Why I Quit My Job in the Middle of a Pandemic

Updated: May 28

I came back from the wilds of Scotland a couple of weeks ago to find my P45 in the post. Quite a contrast – from a wind-battered climb up a very big hill (my legs thought it was a mountain) with sweeping views of lochs, hills and (possibly?) eagles swooping overhead to my tiny corner desk. This is where I will be launching my new career as a writer/some other stuff.

Hard to worry about quitting your job when surrounded by this

It’s the first September in as long as I can remember where I won’t start the term with an onslaught of PowerPoints from management followed by a mad scramble to organise my life before hordes of (socially distanced this year) teenagers descend.


It feels weird.


But it’s something I decided to do many months ago, even before being locked in a house with my in-laws and a rowdy toddler.


Just before things got a little crazy, I was talking to a colleague who said, “I’m going for a drink with some of my mates who are freelancers. Poor buggers. Thank god we’ve got a steady job.” This was the day before it was confirmed that schools would close for all but the most vulnerable students.


“Right,” I said. “Haha.” Ahahahaha. Because in my head, for a good few months, had been the nagging desire to quit my oh-so-steady job and sign up to financial insecurity in the form of freelance writing, online writing courses and community work.


I get it. I’m lucky. For an awful lot of people the idea of quitting your job is laughable when most people have been made redundant or been put on furlough. I am incredibly grateful that this is something my circumstances can allow. There aren’t many people who have the chance to try and pursue their dream, if only for a little while.


So I decided not to tell my school before it shut. Everything was far too unstable anyway, and I wasn’t sure if we’d be back to normal in a week, a month or two.


As the weeks dragged on, still I dithered. Was it irresponsible, to set that sort of example to my daughter? She’s too young to figure out what’s going on at the moment, but what would she say in later years when I told her? Hardly a responsible, parently thing to do.

She’s always going to look up to me

Only, it didn’t go away. After dropping out of school ( that sounds way more delinquent than it was) to do a Masters, my part-time work had crept from one day, to two, then three. Then I had a baby. Before I knew it I felt like I had back at the time I decided I was done with teaching.

I’m sure there are many people that can write and be a teacher. Clearly I’m not one of them. Especially not with motherhood chucked into the mix. It’s just too much emotional wrangling to squeeze into a week. Something had to go, and I’m pretty sure it couldn’t be the baby.

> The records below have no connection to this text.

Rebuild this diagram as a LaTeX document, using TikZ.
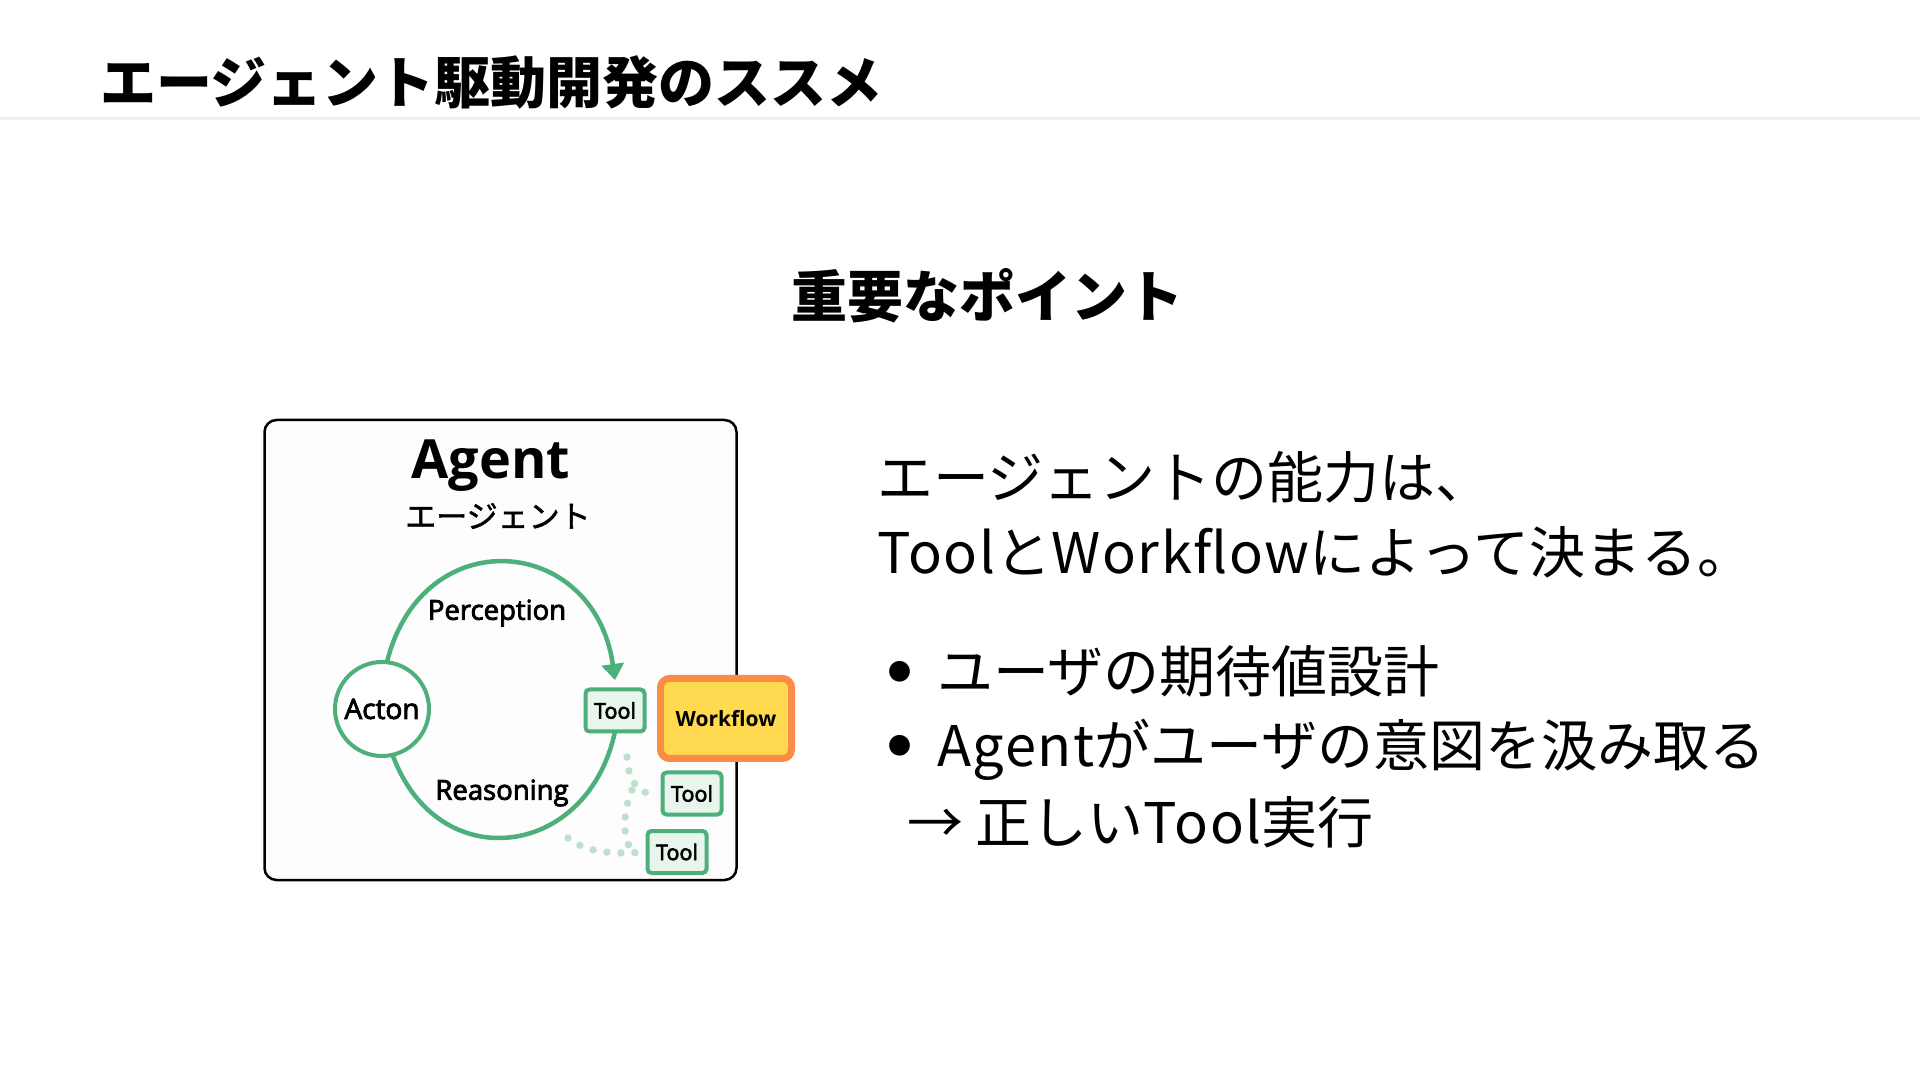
\documentclass[tikz,border=0pt]{standalone}
\usepackage{fontspec}
\setmainfont{Noto Sans CJK JP}
\newfontfamily\latfont{Open Sans}
\newfontfamily\latmed[FakeBold=3]{Open Sans}
\newfontfamily\cjkmed[FakeBold=1.5]{Noto Sans CJK JP}
\newfontfamily\bodylat[LetterSpace=3]{Noto Sans CJK JP}
\usetikzlibrary{arrows.meta}
\definecolor{grn}{HTML}{4DB07B}
\definecolor{grnfill}{HTML}{E8F5EC}
\definecolor{dotc}{HTML}{BFE1CB}
\definecolor{org}{HTML}{F98D45}
\definecolor{yel}{HTML}{FFD94F}
\definecolor{sepc}{HTML}{EEEEEE}
\definecolor{framefill}{HTML}{FDFDFD}
\begin{document}
\begin{tikzpicture}[x=1pt,y=1pt,
  every node/.style={inner sep=0pt,outer sep=0pt},
  bodytext/.style={anchor=base west,font=\fontsize{56}{60}\selectfont},
  bulletdot/.style={font=\fontsize{23}{24}\selectfont},
  toolbox/.style={draw=grn,fill=grnfill,line width=4pt,rounded corners=4pt,minimum width=59pt,minimum height=42pt,font=\latmed\fontsize{21.5}{24}\selectfont},
  loopline/.style={draw=grn,line width=4.5pt},
  dotline/.style={draw=dotc,line width=7.5pt,line cap=round,dash pattern=on 0pt off 14pt,shorten >=10pt},
  lbl/.style={font=\latmed\fontsize{27.5}{30}\selectfont}]
\useasboundingbox[fill=white] (0,0) rectangle (1920,1080);
\draw[draw=sepc,line width=3pt] (0,961) -- (1920,961);
\node[anchor=base west,font=\bfseries\fontsize{56}{60}\selectfont] (title) at (100,976) {エージェント駆動開発のススメ};
\node[anchor=base,font=\bfseries\fontsize{56}{60}\selectfont] (heading) at (987,762) {重要なポイント};

% diagram
\node[draw=black,line width=2.5pt,fill=framefill,rounded corners=12pt,minimum width=472pt,minimum height=460pt] (frame) at (500.5,430) {};
\node[font=\latfont\bfseries\fontsize{54}{60}\selectfont] (agent) at (491,614) {Agent};
\node[font=\cjkmed\fontsize{31}{36}\selectfont] (agentjp) at (498,564) {エージェント};

\node[circle,draw=grn,line width=4pt,fill=white,minimum size=94pt,font=\latmed\fontsize{28}{30}\selectfont] (acton) at (382,371) {Acton};
\node[toolbox] (tool1) at (615,369.5) {Tool};
\node[toolbox] (tool2) at (692,286.5) {Tool};
\node[toolbox] (tool3) at (677,228) {Tool};
\node[draw=org,fill=yel,line width=7pt,rounded corners=9pt,minimum width=131pt,minimum height=80pt,font=\latfont\bfseries\fontsize{21}{24}\selectfont] (workflow) at (726,361.5) {Workflow};

\node[lbl] (perception) at (497,467) {Perception};
\node[lbl] (reasoning) at (502,287) {Reasoning};

\draw[loopline,-{Triangle[width=22pt,length=16pt]}] (acton.84) .. controls +(76:147) and +(98:147) .. ([yshift=9.5pt]tool1.north);
\draw[loopline] (tool1.south) .. controls +(258:131) and +(290:131) .. (acton.283);

% dotted links
\coordinate (da) at (627,323);
\coordinate (db) at (632,290);
\coordinate (dc) at (568,242);
\draw[dotline] (da) .. controls (628,298) and (640,286) .. (tool2.west);
\draw[dotline] (db) .. controls (620,262) and (624,228) .. (tool3.west);
\draw[dotline] (dc) .. controls (585,228) and (610,226) .. (tool3.west);

% right text
\node[bodytext] (l1) at (877,581.5) {エージェントの能力は、};
\node[bodytext] (l2) at (877,506.5) {{\bodylat Tool}と{\bodylat Workflow}によって決まる。};
\node[bulletdot] (b1) at (900,408) {●};
\node[bodytext] (t1) at (937,387.5) {ユーザの期待値設計};
\node[bulletdot] (b2) at (900,334) {●};
\node[bodytext] (t2) at (937,313.5) {{\bodylat Agent}がユーザの意図を汲み取る};
\node[bodytext] (t3) at (907,236.5) {→ 正しい{\bodylat Tool}実行};
\end{tikzpicture}
\end{document}
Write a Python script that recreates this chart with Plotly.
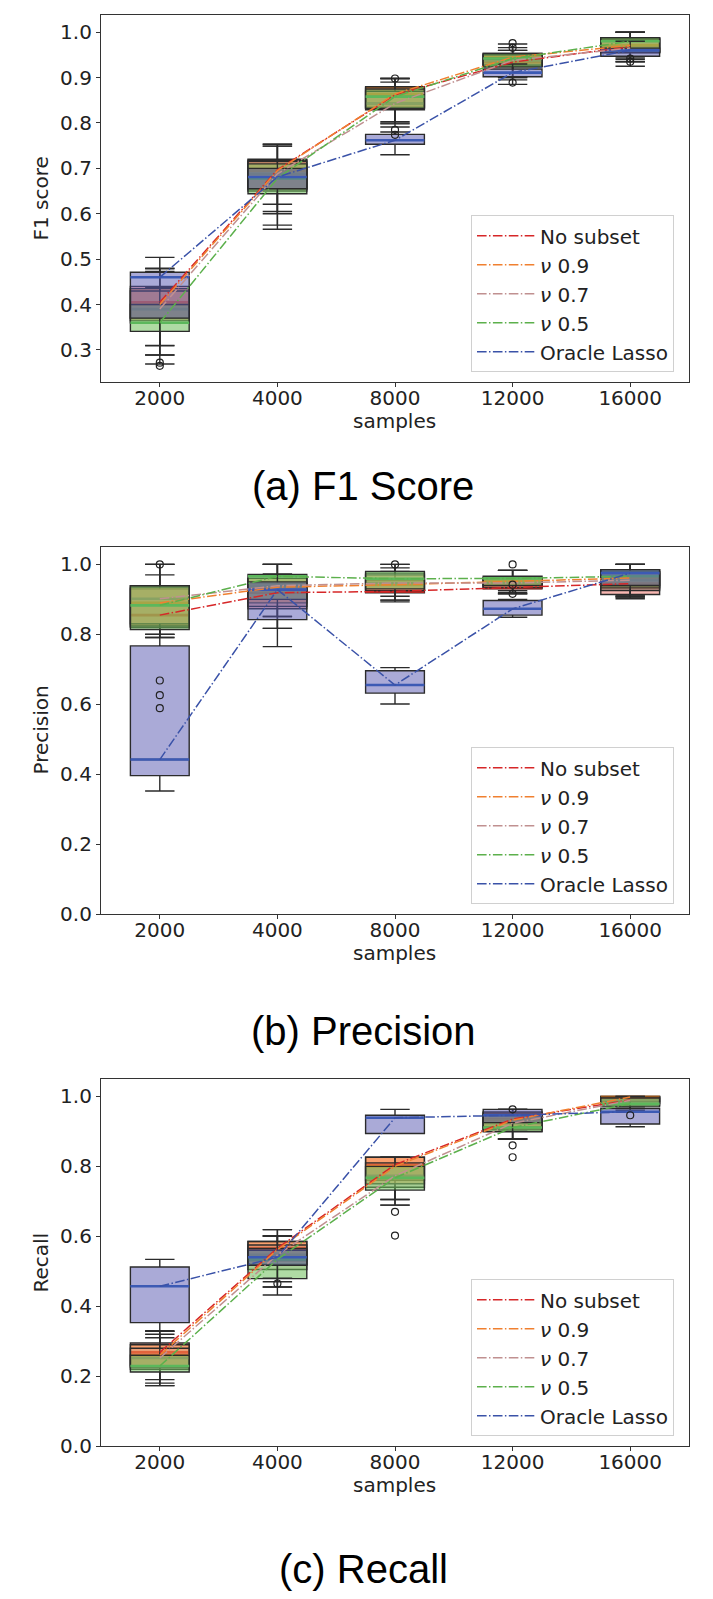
import plotly.graph_objects as go

# ---------------- data ----------------
SAMPLES = ["2000", "4000", "8000", "12000", "16000"]
POS = [1, 2, 3, 4, 5]
METHODS = ["No subset", "<i>ν</i> 0.9", "<i>ν</i> 0.7", "<i>ν</i> 0.5", "Oracle Lasso"]

LINE_COLORS = ["#d62728", "#f08030", "#c09090", "#5cb04c", "#3a52a8"]
MED_COLORS = ["#e0261f", "#ff7f0e", "#a88070", "#5cb85c", "#3c5ab4"]
FILL_COLORS = ["rgba(235,80,70,0.42)", "rgba(255,135,30,0.45)", "rgba(190,150,135,0.28)",
               "rgba(110,190,90,0.55)", "rgba(85,85,175,0.50)"]

# F1 score (rows: methods, cols: samples)
F1_Q1 = [[0.370, 0.655, 0.835, 0.925, 0.955],
         [0.365, 0.655, 0.833, 0.928, 0.958],
         [0.360, 0.650, 0.829, 0.925, 0.955],
         [0.341, 0.644, 0.832, 0.923, 0.955],
         [0.370, 0.655, 0.753, 0.902, 0.947]]
F1_MED = [[0.405, 0.697, 0.862, 0.934, 0.968],
          [0.400, 0.695, 0.864, 0.945, 0.971],
          [0.390, 0.688, 0.843, 0.938, 0.965],
          [0.360, 0.678, 0.858, 0.942, 0.980],
          [0.460, 0.681, 0.762, 0.911, 0.960]]
F1_Q3 = [[0.440, 0.720, 0.878, 0.950, 0.985],
         [0.435, 0.718, 0.880, 0.953, 0.988],
         [0.430, 0.715, 0.870, 0.950, 0.985],
         [0.400, 0.710, 0.875, 0.953, 0.988],
         [0.471, 0.700, 0.775, 0.919, 0.965]]
F1_LO = [[0.309, 0.600, 0.800, 0.900, 0.935],
         [0.289, 0.605, 0.803, 0.910, 0.940],
         [0.289, 0.575, 0.791, 0.895, 0.935],
         [0.269, 0.566, 0.798, 0.900, 0.943],
         [0.310, 0.621, 0.730, 0.885, 0.925]]
F1_HI = [[0.480, 0.753, 0.898, 0.966, 1.000],
         [0.479, 0.749, 0.898, 0.974, 1.000],
         [0.473, 0.749, 0.890, 0.960, 1.000],
         [0.438, 0.753, 0.898, 0.960, 1.000],
         [0.504, 0.718, 0.780, 0.930, 0.980]]
F1_OUT = [[[], [], [], [], [0.942]],
          [[], [], [], [], []],
          [[0.272], [], [0.898, 0.785, 0.774], [0.889], []],
          [[0.265], [], [], [0.966, 0.976], [0.935]],
          [[], [], [], [], []]]

# Precision
P_Q1 = [[0.820, 0.873, 0.919, 0.930, 0.914],
        [0.824, 0.890, 0.925, 0.935, 0.930],
        [0.830, 0.880, 0.925, 0.933, 0.925],
        [0.814, 0.900, 0.930, 0.940, 0.935],
        [0.396, 0.842, 0.632, 0.855, 0.940]]
P_MED = [[0.855, 0.919, 0.923, 0.933, 0.945],
         [0.890, 0.935, 0.942, 0.952, 0.961],
         [0.902, 0.939, 0.947, 0.947, 0.955],
         [0.883, 0.966, 0.959, 0.960, 0.966],
         [0.442, 0.928, 0.655, 0.873, 0.975]]
P_Q3 = [[0.930, 0.945, 0.955, 0.955, 0.975],
        [0.939, 0.960, 0.970, 0.963, 0.980],
        [0.935, 0.960, 0.975, 0.960, 0.980],
        [0.939, 0.971, 0.980, 0.966, 0.985],
        [0.767, 0.950, 0.696, 0.897, 0.985]]
P_LO = [[0.791, 0.817, 0.893, 0.925, 0.902],
        [0.800, 0.851, 0.898, 0.916, 0.907],
        [0.800, 0.817, 0.898, 0.916, 0.907],
        [0.791, 0.851, 0.909, 0.920, 0.910],
        [0.352, 0.765, 0.601, 0.849, 0.910]]
P_HI = [[0.970, 1.000, 0.980, 0.983, 1.000],
        [1.000, 1.000, 1.000, 0.983, 1.000],
        [1.000, 1.000, 1.000, 0.983, 1.000],
        [1.000, 1.000, 0.990, 0.983, 1.000],
        [0.800, 0.973, 0.705, 0.900, 1.000]]
P_OUT = [[[1.0, 0.668, 0.626, 0.589], [], [1.0], [0.916], []],
         [[], [], [], [], []],
         [[], [], [], [0.942], []],
         [[], [], [], [1.0], []],
         [[], [], [], [], []]]

# Recall
R_Q1 = [[0.230, 0.530, 0.760, 0.910, 0.980],
        [0.225, 0.520, 0.750, 0.905, 0.985],
        [0.220, 0.505, 0.740, 0.900, 0.975],
        [0.212, 0.479, 0.732, 0.899, 0.970],
        [0.353, 0.517, 0.894, 0.925, 0.921]]
R_MED = [[0.268, 0.566, 0.805, 0.935, 0.990],
         [0.260, 0.562, 0.800, 0.932, 0.998],
         [0.252, 0.547, 0.773, 0.923, 0.989],
         [0.229, 0.534, 0.767, 0.911, 0.979],
         [0.457, 0.540, 0.939, 0.946, 0.956]]
R_Q3 = [[0.295, 0.585, 0.826, 0.955, 1.000],
        [0.290, 0.585, 0.826, 0.955, 1.000],
        [0.280, 0.575, 0.810, 0.950, 0.998],
        [0.260, 0.560, 0.800, 0.945, 0.995],
        [0.512, 0.565, 0.946, 0.963, 0.965]]
R_LO = [[0.190, 0.470, 0.705, 0.878, 0.965],
        [0.180, 0.455, 0.705, 0.878, 0.970],
        [0.173, 0.455, 0.689, 0.878, 0.960],
        [0.173, 0.432, 0.689, 0.878, 0.955],
        [0.330, 0.480, 0.894, 0.900, 0.913]]
R_HI = [[0.328, 0.619, 0.826, 0.963, 1.000],
        [0.328, 0.619, 0.826, 0.955, 1.000],
        [0.320, 0.601, 0.826, 0.963, 1.000],
        [0.310, 0.601, 0.826, 0.963, 1.000],
        [0.534, 0.601, 0.963, 0.963, 0.965]]
R_OUT = [[[], [], [], [], []],
         [[], [], [], [0.963], []],
         [[], [], [], [], []],
         [[], [], [0.670, 0.602], [0.860, 0.826], [0.946]],
         [[], [0.465], [], [], []]]

Y_TITLES = ["F1 score", "Precision", "Recall"]
CAPTIONS = ["(a) F1 Score", "(b) Precision", "(c) Recall"]

# ---------------- layout geometry (pixels) ----------------
W, H = 713, 1599
PX_L, PX_R = 93, 681
PANELS_PX = [(7, 377), (543, 913), (1079, 1449)]
CAPTION_Y = [482, 1031, 1573]
Y_RANGES = [[0.229, 1.038], [0.0, 1.05], [0.0, 1.05]]
Y_TICKS = [[0.3, 0.4, 0.5, 0.6, 0.7, 0.8, 0.9, 1.0],
           [0.0, 0.2, 0.4, 0.6, 0.8, 1.0],
           [0.0, 0.2, 0.4, 0.6, 0.8, 1.0]]

TICK_FONT = dict(family="DejaVu Sans", size=20, color="#222222")
LABEL_FONT = dict(family="DejaVu Sans", size=20, color="#222222")
DASH = "9.6px,2.4px,1.5px,2.4px"

fig = go.Figure()

datasets = [(F1_Q1, F1_MED, F1_Q3, F1_LO, F1_HI, F1_OUT),
            (P_Q1, P_MED, P_Q3, P_LO, P_HI, P_OUT),
            (R_Q1, R_MED, R_Q3, R_LO, R_HI, R_OUT)]

annotations = []
for i, (q1, med, q3, lo, hi, outl) in enumerate(datasets):
    k = "" if i == 0 else str(i + 1)
    xa, ya = "x" + k, "y" + k
    leg = "legend" + k
    for m in range(len(METHODS)):
        fig.add_trace(go.Box(x=POS, q1=q1[m], median=med[m], q3=q3[m],
                             lowerfence=lo[m], upperfence=hi[m],
                             width=0.5, whiskerwidth=0.5, fillcolor=FILL_COLORS[m],
                             line=dict(color="#2b2b2b", width=1.4), boxpoints=False,
                             showlegend=False, hoverinfo="skip", xaxis=xa, yaxis=ya))
        fig.add_trace(go.Box(x=POS, q1=med[m], median=med[m], q3=med[m],
                             lowerfence=med[m], upperfence=med[m],
                             width=0.5, whiskerwidth=0, fillcolor="rgba(0,0,0,0)",
                             line=dict(color=MED_COLORS[m], width=2.6), boxpoints=False,
                             showlegend=False, hoverinfo="skip", xaxis=xa, yaxis=ya))
    for m in range(len(METHODS)):
        fig.add_trace(go.Scatter(x=POS, y=med[m], mode="lines", name=METHODS[m],
                                 line=dict(color=LINE_COLORS[m], width=1.5, dash=DASH),
                                 legend=leg, xaxis=xa, yaxis=ya, hoverinfo="skip"))
    for m in range(len(METHODS)):
        xs, ys = [], []
        for j, vals in enumerate(outl[m]):
            for v in vals:
                xs.append(POS[j])
                ys.append(v)
        if xs:
            fig.add_trace(go.Scatter(x=xs, y=ys, mode="markers", showlegend=False,
                                     marker=dict(symbol="circle-open", size=7,
                                                 color="#222222", line=dict(width=1.2)),
                                     hoverinfo="skip", xaxis=xa, yaxis=ya))

    top, bot = PANELS_PX[i]
    dom_y = [1 - bot / H, 1 - top / H]
    axis_common = dict(showline=True, mirror=True, linecolor="#333333", linewidth=1.2,
                       ticks="outside", ticklen=4, tickwidth=1, tickcolor="#333333",
                       showgrid=False, zeroline=False, tickfont=TICK_FONT)
    fig.update_layout(**{
        "xaxis" + k: dict(domain=[PX_L / W, PX_R / W], anchor=ya, range=[0.5, 5.5],
                          tickmode="array", tickvals=POS, ticktext=SAMPLES,
                          ticklabelstandoff=-6, **axis_common),
        "yaxis" + k: dict(domain=dom_y, anchor=xa, range=Y_RANGES[i],
                          tickmode="array", tickvals=Y_TICKS[i], tickformat=".1f",
                          **axis_common),
        leg: dict(x=666 / W, y=1 - (bot - 10) / H, xanchor="right", yanchor="bottom",
                  bgcolor="rgba(255,255,255,0.8)", bordercolor="#d0d0d0", borderwidth=1,
                  font=LABEL_FONT, traceorder="normal", itemwidth=58),
    })
    annotations.append(dict(text=Y_TITLES[i], x=33 / W, y=1 - (top + bot) / 2 / H,
                            xref="paper", yref="paper", showarrow=False, textangle=-90,
                            font=LABEL_FONT, xanchor="center", yanchor="middle"))
    annotations.append(dict(text="samples", x=(PX_L + PX_R) / 2 / W, y=1 - (bot + 39) / H,
                            xref="paper", yref="paper", showarrow=False,
                            font=LABEL_FONT, xanchor="center", yanchor="middle"))
    annotations.append(dict(text=CAPTIONS[i], x=355 / W, y=1 - CAPTION_Y[i] / H,
                            xref="paper", yref="paper", showarrow=False,
                            font=dict(family="Liberation Sans", size=40, color="#000000"),
                            xanchor="center", yanchor="middle"))

fig.update_layout(width=W, height=H, autosize=False,
                  margin=dict(l=0, r=0, t=0, b=0),
                  paper_bgcolor="white", plot_bgcolor="white",
                  boxmode="overlay", annotations=annotations)

fig.write_html("out.html")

Lockdown brought something I haven’t felt in a long time. I didn’t want to drink and cry at the end of the day. I didn’t spend most of dinner complaining about what had happened in my lessons, the struggles I’d had to deal with. I loved that job, but it was thinning me out. I’m choosing a path of financial instability, but it’s also the pursuit of a more creative life, following a dream. I’m pretty sure that’s a good example to set for my girl.


So I handed in my notice. Fifteen years is probably enough to spend in a classroom. I haven’t joined the swathes of teachers who are at the frontline of dealing with a very scary situation. I feel guilty, anxious and liberated. Squashed in my little desk, I’m hoping to carve something out with my words.

Where (hopefully) the magic will happen

At the very worst, this will be a break. A year to turn all my attention to creative pursuits before going back into the fray. Or it might be an opportunity to find something on the other side that will be less draining. At the very best, it might turn into something I live and breathe every day, and find a way to turn it into a living.